Con el concierto que dirigió al día siguiente al de la sesión que aquí se comenta, se le tributó un acertado y cálido homenaje. En él se escuchó una estupenda versión de la Primera sinfonía de Sibelius y una segunda parte de muy poca entidad musical con dos de las nueve obras que se incluyen en el listado que aparece en la página web del director: The Giving Tree, Op. 15 y The Empty Pot, Op. 16, dos cuentos musicales a la manera de Pedro y el lobo, con coral infantil y narrador incluidos, sobre una partitura muy débil y un insulso contenido basado en leyendas orientales -no obstante, el segundo fue bonito, me gustó más que el primero. Acabó el concierto con un regalo en forma de Minivariaciones sobre un tema conocido (Cumpleaños feliz) para ¡Elizabeth Taylor! -llegué a dudar de si verdaderamente estaba presente en la sala, porque hasta el público lo cantó.

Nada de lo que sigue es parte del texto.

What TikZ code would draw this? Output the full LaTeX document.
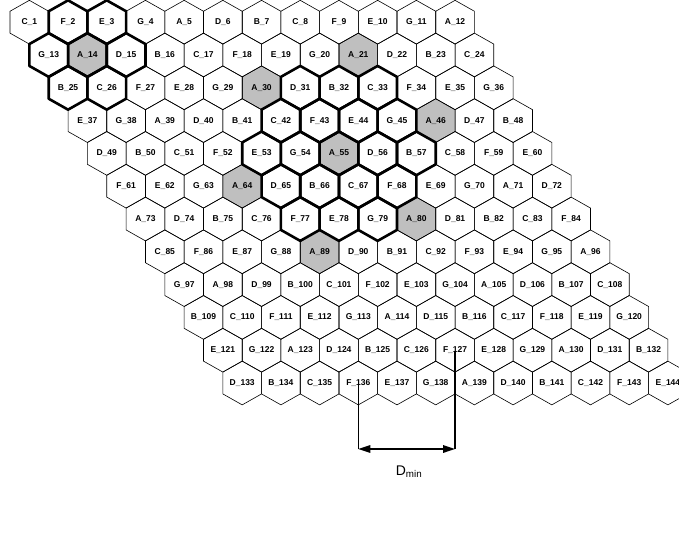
\documentclass[tikz,border=0pt]{standalone}
\usepackage{fontspec}
\setmainfont{Liberation Sans}
\usetikzlibrary{arrows.meta}
\begin{document}
\begin{tikzpicture}[x=1pt,y=-1pt,
  hexthin/.style={draw=black, line width=0.6pt},
  hexthick/.style={draw=black, line width=2.6pt, line join=round},
  graycell/.style={fill=black!25},
  lab/.style={font=\fontsize{8.5}{9}\selectfont\bfseries, inner sep=0pt},
  dimline/.style={line width=1.6pt},
  dimtip/.style={{Triangle[length=12pt,width=7.5pt]}-{Triangle[length=12pt,width=7.5pt]}}
]
\path[use as bounding box] (0,0) rectangle (679,534);
\clip (0,0) rectangle (679,534);
\def\hexshape{(0,-21.87) -- (19.35,-10.93) -- (19.35,10.93) -- (0,21.87) -- (-19.35,10.93) -- (-19.35,-10.93) -- cycle}
% gray cells
\foreach \n in {14,21,30,46,55,64,80,89} {
  \pgfmathtruncatemacro{\r}{int((\n-1)/12)}
  \pgfmathtruncatemacro{\c}{mod(\n-1,12)}
  \pgfmathsetmacro{\lx}{29.35+19.35*\r+38.7*\c}
  \pgfmathsetmacro{\ly}{22.2+32.8*\r}
  \fill[graycell, shift={(\lx,\ly)}] \hexshape;
}
% all cells thin
\foreach \r in {0,...,11} {
  \foreach \c in {0,...,11} {
    \pgfmathsetmacro{\lx}{29.35+19.35*\r+38.7*\c}
    \pgfmathsetmacro{\ly}{22.2+32.8*\r}
    \draw[hexthin, shift={(\lx,\ly)}] \hexshape;
  }
}
% thick cells
\foreach \n in {2,3,13,14,15,25,26,31,32,33,42,43,44,45,53,54,55,56,57,65,66,67,68,77,78,79} {
  \pgfmathtruncatemacro{\r}{int((\n-1)/12)}
  \pgfmathtruncatemacro{\c}{mod(\n-1,12)}
  \pgfmathsetmacro{\lx}{29.35+19.35*\r+38.7*\c}
  \pgfmathsetmacro{\ly}{22.2+32.8*\r}
  \draw[hexthick, shift={(\lx,\ly)}] \hexshape;
}
% labels
\foreach \r in {0,...,11} {
  \foreach \c in {0,...,11} {
    \pgfmathtruncatemacro{\n}{12*\r+\c+1}
    \pgfmathsetmacro{\lx}{29.35+19.35*\r+38.7*\c}
    \pgfmathsetmacro{\ly}{22.2+32.8*\r}
    \pgfmathtruncatemacro{\k}{mod(3*\r+\c,7)}
    \pgfmathsetmacro{\L}{{"C","F","E","G","A","D","B"}[\k]}
    \node[lab] (c\n) at (\lx,\ly) {\L\_\n};
  }
}
% D_min dimension
\coordinate (dimy) at (0,449);
\draw[dimline] ([yshift=-1pt]c136.center) -- (c136.center |- dimy) coordinate (dl);
\draw[dimline] ([yshift=-1pt]c127.center) -- (c127.center |- dimy) coordinate (dr);
\draw[dimline, dimtip] (dl) -- (dr);
\node[font=\fontsize{14}{15}\selectfont, inner sep=0pt] (dmin) at (409,472) {D\textsubscript{min}};
\end{tikzpicture}
\end{document}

Esta oportunidad de conocer al Maazel compositor no va a empañar el recuerdo de algunos de los hermosos momentos que bajo su dirección se han vivido en este teatro y va a quedar para la historia, sobre todo, por ser el creador y dador de vida de una de las mejores orquestas del momento, que queda en manos del joven Omer Meir Wellber, no exenta de algunas incógnitas, pues su excelencia ha estado sustentada en un abundante manantial de dinero público que parece haber desaparecido por uno de los agujeros de la memoria del Miniver.

El Maestro Maazel se va a la Orquesta Filarmónica de Múnich, donde también formará tándem con Zubin Metha, a sustituir a Christian Thielemann, tachado de tradicionalista, temperamental, individualista y autoritario. Tal vez el GH aún tenga algo que decir.